Regresando al presente, recuérdese al respecto que durante la II Cumbre Rusia-África celebrada en San Petersburgo entre los días 27 y el 28 de julio de 2023, Moscú no tardó en ratificar su pretensión expresa de conservar relaciones igualitarias con África y el presidente Vladímir Putin puso sobre la mesa un nuevo “orden mundial multipolar” sin “neocolonialismo”.
Consecuentemente, Rusia se empuña el influjo en el Sahel sirviéndose del repecho de Occidente, motivado por el legado colonial y el naufragio de las intervenciones antiyihadistas. Moscú propone a los líderes opresores de la zona el apoyo militar del Grupo Wagner, como punta de lanza de su empaque armado, pero la progresiva aparición rusa ayudará a desequilibrar la región. O lo que es lo mismo: el embate golpista en el Sahel ha dado origen a una alianza de juntas militares.
Como se ha expuesto en esta disertación, Rusia comparte un pacto con el régimen implacable de Malí que confía en desplegar a otros territorios del Sahel, al objeto de consolidarse como el actor más destacado en esa estratégica y fluctuante demarcación, eslabón terrestre entre el Golfo de Guinea y el norte de África.
Con intrusiones precedentes en conflictos armados como los habidos en Ucrania, Siria y la República Centroafricana, este grupo de mercenarios está fusionado con fuertes vínculos al Kremlin y ha venido a reemplazar a las tropas de París que estaban destacadas desde hace varios años en Mali, con la premisa de asegurar la unidad de la excolonia francesa.
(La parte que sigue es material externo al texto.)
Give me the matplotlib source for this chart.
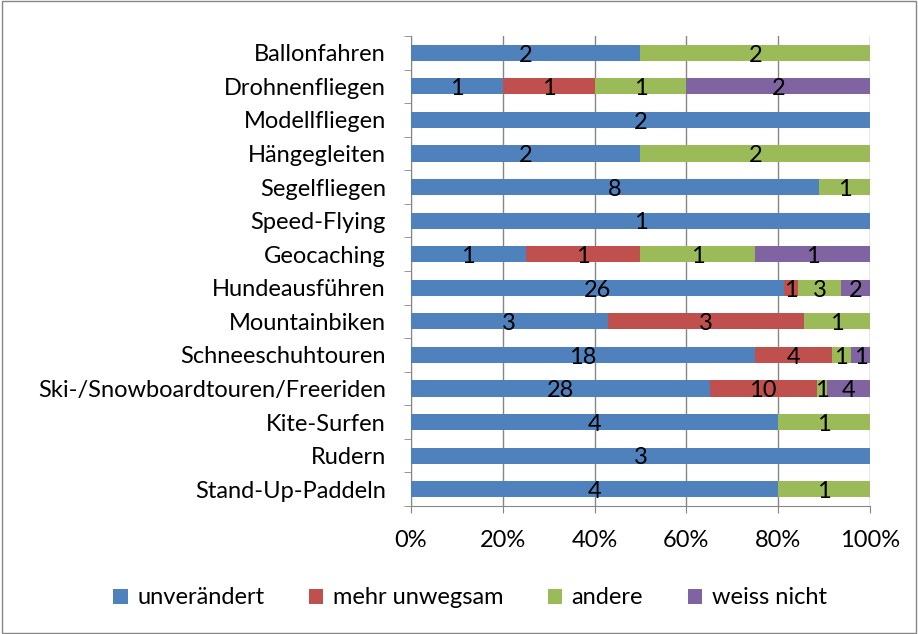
import matplotlib.pyplot as plt
import numpy as np
from matplotlib.patches import Rectangle

plt.rcParams['font.family'] = ['Lato', 'DejaVu Sans']

categories = ['Ballonfahren', 'Drohnenfliegen', 'Modellfliegen', 'Hängegleiten',
              'Segelfliegen', 'Speed-Flying', 'Geocaching', 'Hundeausführen',
              'Mountainbiken', 'Schneeschuhtouren', 'Ski-/Snowboardtouren/Freeriden',
              'Kite-Surfen', 'Rudern', 'Stand-Up-Paddeln']
unveraendert = [2, 1, 2, 2, 8, 1, 1, 26, 3, 18, 28, 4, 3, 4]
mehr_unwegsam = [0, 1, 0, 0, 0, 0, 1, 1, 3, 4, 10, 0, 0, 0]
andere = [2, 1, 0, 2, 1, 0, 1, 3, 1, 1, 1, 1, 0, 1]
weiss_nicht = [0, 2, 0, 0, 0, 0, 1, 2, 0, 1, 4, 0, 0, 0]

series = [('unverändert', unveraendert, '#4F81BD'),
          ('mehr unwegsam', mehr_unwegsam, '#C0504D'),
          ('andere', andere, '#9BBB59'),
          ('weiss nicht', weiss_nicht, '#8064A2')]

FS = 17

fig = plt.figure(figsize=(9.18, 6.34), dpi=100, facecolor='white')
ax = fig.add_axes([0.4477, 0.2019, 0.5, 0.7413])

totals = np.sum([s[1] for s in series], axis=0).astype(float)
y = np.arange(len(categories))
left = np.zeros(len(categories))
for name, vals, col in series:
    vals = np.array(vals, dtype=float)
    w = vals / totals
    ax.barh(y, w, left=left, height=0.48, color=col, label=name, zorder=3)
    for yi, (v, l, wi) in enumerate(zip(vals, left, w)):
        if v > 0:
            ax.text(l + wi / 2, yi + 0.07, f'{int(v)}', ha='center', va='center',
                    fontsize=FS, color='black', zorder=4)
    left += w

ax.set_xlim(0, 1)
ax.set_ylim(len(categories) - 0.5, -0.5)
ticks = np.arange(0, 1.01, 0.2)
ax.set_xticks(ticks)
ax.set_xticklabels([f'{int(round(t*100))}%' for t in ticks], fontsize=FS)
ax.set_yticks(y)
ax.set_yticklabels(categories, fontsize=FS)
ax.set_yticks(np.arange(-0.5, len(categories)), minor=True)
ax.tick_params(axis='y', which='major', length=0, pad=18)
ax.tick_params(axis='y', which='minor', length=5, color='#868686', direction='out')
ax.tick_params(axis='x', length=5, color='#868686', direction='out', pad=12)
ax.grid(axis='x', color='#868686', linewidth=1, zorder=0)
for s in ['top', 'right']:
    ax.spines[s].set_visible(False)
for s in ['left', 'bottom']:
    ax.spines[s].set_color('#868686')

fig.legend(loc='center', bbox_to_anchor=(0.512, 0.057), ncol=4, frameon=False,
           fontsize=FS, handlelength=0.6, handleheight=0.6, handletextpad=0.4,
           columnspacing=1.9)

fig.patches.append(Rectangle((0.002, 0.002), 0.996, 0.996, transform=fig.transFigure,
                             fill=False, edgecolor='#868686', linewidth=1))

fig.savefig('out.png', dpi=100, facecolor='white')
Hoy por hoy, la cresta de tentativas golpistas están salpicadas por multiplicadores regionales como la inseguridad, la pobreza, la corrupción o los forcejeos entre facciones que dividen aún más al Sahel y África Occidental. Amén, que la incapacidad tachada de los estados occidentales para moderar este galimatías, ha enardecido en estas colonias francesas la sensación de aborrecimiento hacia Occidente. Mientras tanto, otros actores sacan tajada de esta desmembración y del enorme vacío de poder en las regiones más distantes: en su lugar ha irrumpido Rusia, que no deja de conquistar protagonismo gracias a la confabulación de su compañía de mercenarios con los líderes golpistas en el epicentro del terrorismo global.